-- Begin Data supplied --

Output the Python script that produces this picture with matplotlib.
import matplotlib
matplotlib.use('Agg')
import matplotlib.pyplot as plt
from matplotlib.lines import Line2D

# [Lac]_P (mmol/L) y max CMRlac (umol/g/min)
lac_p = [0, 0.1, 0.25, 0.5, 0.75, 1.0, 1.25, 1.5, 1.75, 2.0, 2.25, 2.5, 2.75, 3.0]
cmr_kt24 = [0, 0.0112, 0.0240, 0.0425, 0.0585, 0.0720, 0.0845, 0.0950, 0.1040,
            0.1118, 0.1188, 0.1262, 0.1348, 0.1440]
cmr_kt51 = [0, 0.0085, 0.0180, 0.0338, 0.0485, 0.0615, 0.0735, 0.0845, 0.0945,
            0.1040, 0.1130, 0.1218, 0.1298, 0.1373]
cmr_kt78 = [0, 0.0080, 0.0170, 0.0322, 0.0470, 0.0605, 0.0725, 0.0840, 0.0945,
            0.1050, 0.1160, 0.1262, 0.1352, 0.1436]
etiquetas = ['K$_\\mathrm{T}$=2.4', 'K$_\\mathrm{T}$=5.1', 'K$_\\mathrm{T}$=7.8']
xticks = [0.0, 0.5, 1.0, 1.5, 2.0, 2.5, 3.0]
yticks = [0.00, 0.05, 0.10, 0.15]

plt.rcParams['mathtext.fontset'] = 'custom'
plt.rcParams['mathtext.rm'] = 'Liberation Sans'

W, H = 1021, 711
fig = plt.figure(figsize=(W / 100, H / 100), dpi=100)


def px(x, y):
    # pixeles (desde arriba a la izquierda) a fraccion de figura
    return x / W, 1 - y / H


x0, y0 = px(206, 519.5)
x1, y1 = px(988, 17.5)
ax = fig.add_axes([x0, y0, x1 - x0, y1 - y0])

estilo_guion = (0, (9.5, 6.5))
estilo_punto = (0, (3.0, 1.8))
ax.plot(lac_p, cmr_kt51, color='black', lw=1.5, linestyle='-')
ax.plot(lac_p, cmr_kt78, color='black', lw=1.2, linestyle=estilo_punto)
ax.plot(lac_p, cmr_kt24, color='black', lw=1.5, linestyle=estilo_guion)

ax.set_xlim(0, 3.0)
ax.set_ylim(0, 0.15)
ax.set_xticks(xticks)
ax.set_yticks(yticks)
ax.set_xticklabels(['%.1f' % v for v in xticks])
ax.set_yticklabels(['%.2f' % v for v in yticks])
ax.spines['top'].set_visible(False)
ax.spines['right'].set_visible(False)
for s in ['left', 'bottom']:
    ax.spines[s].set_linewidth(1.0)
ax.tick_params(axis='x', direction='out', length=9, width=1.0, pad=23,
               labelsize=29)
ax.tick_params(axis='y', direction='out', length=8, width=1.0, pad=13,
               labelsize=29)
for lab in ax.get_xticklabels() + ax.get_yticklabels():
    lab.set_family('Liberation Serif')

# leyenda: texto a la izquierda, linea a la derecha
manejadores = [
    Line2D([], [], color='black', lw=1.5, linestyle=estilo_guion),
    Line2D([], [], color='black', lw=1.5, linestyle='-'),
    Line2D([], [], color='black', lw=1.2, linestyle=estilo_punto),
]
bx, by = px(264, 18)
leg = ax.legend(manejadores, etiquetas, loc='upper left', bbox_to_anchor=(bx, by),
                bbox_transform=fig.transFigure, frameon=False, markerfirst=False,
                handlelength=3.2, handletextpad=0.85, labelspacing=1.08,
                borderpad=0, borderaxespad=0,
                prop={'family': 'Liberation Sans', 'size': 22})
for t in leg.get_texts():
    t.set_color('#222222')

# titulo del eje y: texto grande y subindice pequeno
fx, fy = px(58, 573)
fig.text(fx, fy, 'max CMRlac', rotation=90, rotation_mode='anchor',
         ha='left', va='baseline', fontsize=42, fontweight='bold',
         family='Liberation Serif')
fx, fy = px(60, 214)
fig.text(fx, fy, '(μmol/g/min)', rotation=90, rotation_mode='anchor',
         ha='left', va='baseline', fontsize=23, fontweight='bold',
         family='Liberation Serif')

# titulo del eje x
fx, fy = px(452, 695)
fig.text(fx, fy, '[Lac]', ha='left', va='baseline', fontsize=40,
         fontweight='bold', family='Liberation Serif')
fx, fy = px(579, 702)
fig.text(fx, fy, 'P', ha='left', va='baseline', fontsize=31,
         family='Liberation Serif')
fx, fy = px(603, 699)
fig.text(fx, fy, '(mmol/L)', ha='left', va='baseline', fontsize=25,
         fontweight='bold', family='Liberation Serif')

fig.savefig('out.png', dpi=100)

-- End Data supplied --
-- Begin Data supplied --

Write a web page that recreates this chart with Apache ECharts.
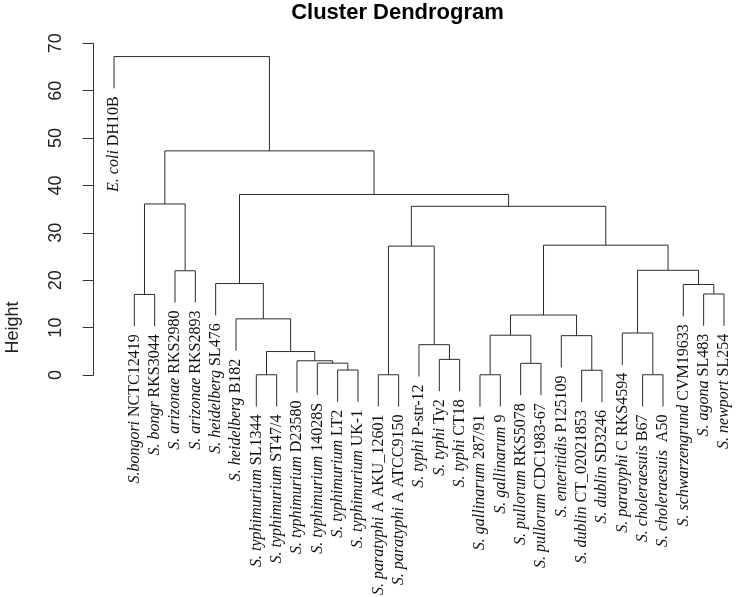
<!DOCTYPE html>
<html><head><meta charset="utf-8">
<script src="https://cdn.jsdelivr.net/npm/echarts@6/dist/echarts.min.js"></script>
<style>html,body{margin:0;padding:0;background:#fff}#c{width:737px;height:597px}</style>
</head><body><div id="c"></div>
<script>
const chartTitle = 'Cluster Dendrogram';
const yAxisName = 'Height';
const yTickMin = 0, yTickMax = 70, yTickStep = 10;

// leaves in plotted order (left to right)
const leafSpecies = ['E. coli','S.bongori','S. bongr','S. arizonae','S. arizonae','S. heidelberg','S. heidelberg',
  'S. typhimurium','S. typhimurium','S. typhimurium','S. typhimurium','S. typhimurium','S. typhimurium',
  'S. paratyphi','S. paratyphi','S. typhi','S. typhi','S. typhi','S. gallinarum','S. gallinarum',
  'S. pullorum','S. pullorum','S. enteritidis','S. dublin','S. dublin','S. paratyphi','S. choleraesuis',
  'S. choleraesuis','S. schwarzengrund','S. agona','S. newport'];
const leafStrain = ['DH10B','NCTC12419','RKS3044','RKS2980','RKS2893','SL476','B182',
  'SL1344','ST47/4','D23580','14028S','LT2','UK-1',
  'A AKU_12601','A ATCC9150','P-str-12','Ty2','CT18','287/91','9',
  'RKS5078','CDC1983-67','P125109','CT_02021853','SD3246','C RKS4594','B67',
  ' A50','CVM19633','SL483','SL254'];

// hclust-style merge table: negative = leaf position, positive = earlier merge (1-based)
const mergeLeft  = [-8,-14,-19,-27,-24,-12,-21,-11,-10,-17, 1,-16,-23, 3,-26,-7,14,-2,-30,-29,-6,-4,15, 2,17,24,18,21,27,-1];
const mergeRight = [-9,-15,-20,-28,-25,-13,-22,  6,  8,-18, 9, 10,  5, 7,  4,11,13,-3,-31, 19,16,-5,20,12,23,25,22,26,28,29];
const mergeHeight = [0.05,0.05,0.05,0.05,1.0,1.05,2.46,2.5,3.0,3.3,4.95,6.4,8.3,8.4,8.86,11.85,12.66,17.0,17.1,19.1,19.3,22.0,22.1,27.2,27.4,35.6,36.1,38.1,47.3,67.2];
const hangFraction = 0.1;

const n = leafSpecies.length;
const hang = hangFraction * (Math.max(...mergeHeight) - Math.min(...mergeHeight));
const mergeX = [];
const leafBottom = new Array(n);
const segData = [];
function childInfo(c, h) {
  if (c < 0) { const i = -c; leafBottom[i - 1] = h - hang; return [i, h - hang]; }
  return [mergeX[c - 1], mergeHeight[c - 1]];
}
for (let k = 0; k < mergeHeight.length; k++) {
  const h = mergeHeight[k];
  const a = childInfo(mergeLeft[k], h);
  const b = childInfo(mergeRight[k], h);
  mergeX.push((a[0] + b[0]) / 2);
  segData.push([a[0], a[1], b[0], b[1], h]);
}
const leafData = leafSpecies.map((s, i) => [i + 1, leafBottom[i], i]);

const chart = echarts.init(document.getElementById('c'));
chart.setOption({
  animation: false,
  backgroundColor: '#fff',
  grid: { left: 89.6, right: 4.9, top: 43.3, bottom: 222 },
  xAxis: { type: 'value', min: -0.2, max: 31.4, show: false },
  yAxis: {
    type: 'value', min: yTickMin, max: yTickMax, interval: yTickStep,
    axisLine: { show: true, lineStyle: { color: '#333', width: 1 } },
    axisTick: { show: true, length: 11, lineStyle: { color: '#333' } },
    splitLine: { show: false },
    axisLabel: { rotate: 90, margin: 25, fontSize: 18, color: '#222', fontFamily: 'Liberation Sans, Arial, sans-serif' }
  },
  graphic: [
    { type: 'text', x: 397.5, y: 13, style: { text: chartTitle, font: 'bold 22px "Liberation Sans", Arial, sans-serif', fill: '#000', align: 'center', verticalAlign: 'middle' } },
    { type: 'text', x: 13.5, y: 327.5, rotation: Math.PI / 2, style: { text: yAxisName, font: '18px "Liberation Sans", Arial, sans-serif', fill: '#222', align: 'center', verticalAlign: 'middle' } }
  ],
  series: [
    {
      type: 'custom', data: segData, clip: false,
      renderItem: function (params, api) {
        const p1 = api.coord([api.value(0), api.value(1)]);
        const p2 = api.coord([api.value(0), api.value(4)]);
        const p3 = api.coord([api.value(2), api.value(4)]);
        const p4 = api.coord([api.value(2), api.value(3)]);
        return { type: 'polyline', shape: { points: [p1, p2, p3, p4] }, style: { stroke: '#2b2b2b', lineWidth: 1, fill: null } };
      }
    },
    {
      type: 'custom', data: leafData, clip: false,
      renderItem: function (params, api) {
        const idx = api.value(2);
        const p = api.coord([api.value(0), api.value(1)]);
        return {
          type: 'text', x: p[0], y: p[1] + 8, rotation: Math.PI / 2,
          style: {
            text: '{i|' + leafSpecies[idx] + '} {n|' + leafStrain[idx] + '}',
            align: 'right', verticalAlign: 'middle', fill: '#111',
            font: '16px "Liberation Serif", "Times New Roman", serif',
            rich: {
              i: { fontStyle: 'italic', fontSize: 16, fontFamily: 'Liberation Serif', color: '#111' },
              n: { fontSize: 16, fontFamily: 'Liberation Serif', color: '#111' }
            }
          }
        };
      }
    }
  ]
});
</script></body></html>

-- End Data supplied --

**Task statement:** Leave the pictures out and copy exactly the lines from the one with "Write a web" through the one with "const yTickMin = 0, yTickMax", nothing more.

**Solution:**
Write a web page that recreates this chart with Apache ECharts.
<!DOCTYPE html>
<html><head><meta charset="utf-8">
<script src="https://cdn.jsdelivr.net/npm/echarts@6/dist/echarts.min.js"></script>
<style>html,body{margin:0;padding:0;background:#fff}#c{width:737px;height:597px}</style>
</head><body><div id="c"></div>
<script>
const chartTitle = 'Cluster Dendrogram';
const yAxisName = 'Height';
const yTickMin = 0, yTickMax = 70, yTickStep = 10;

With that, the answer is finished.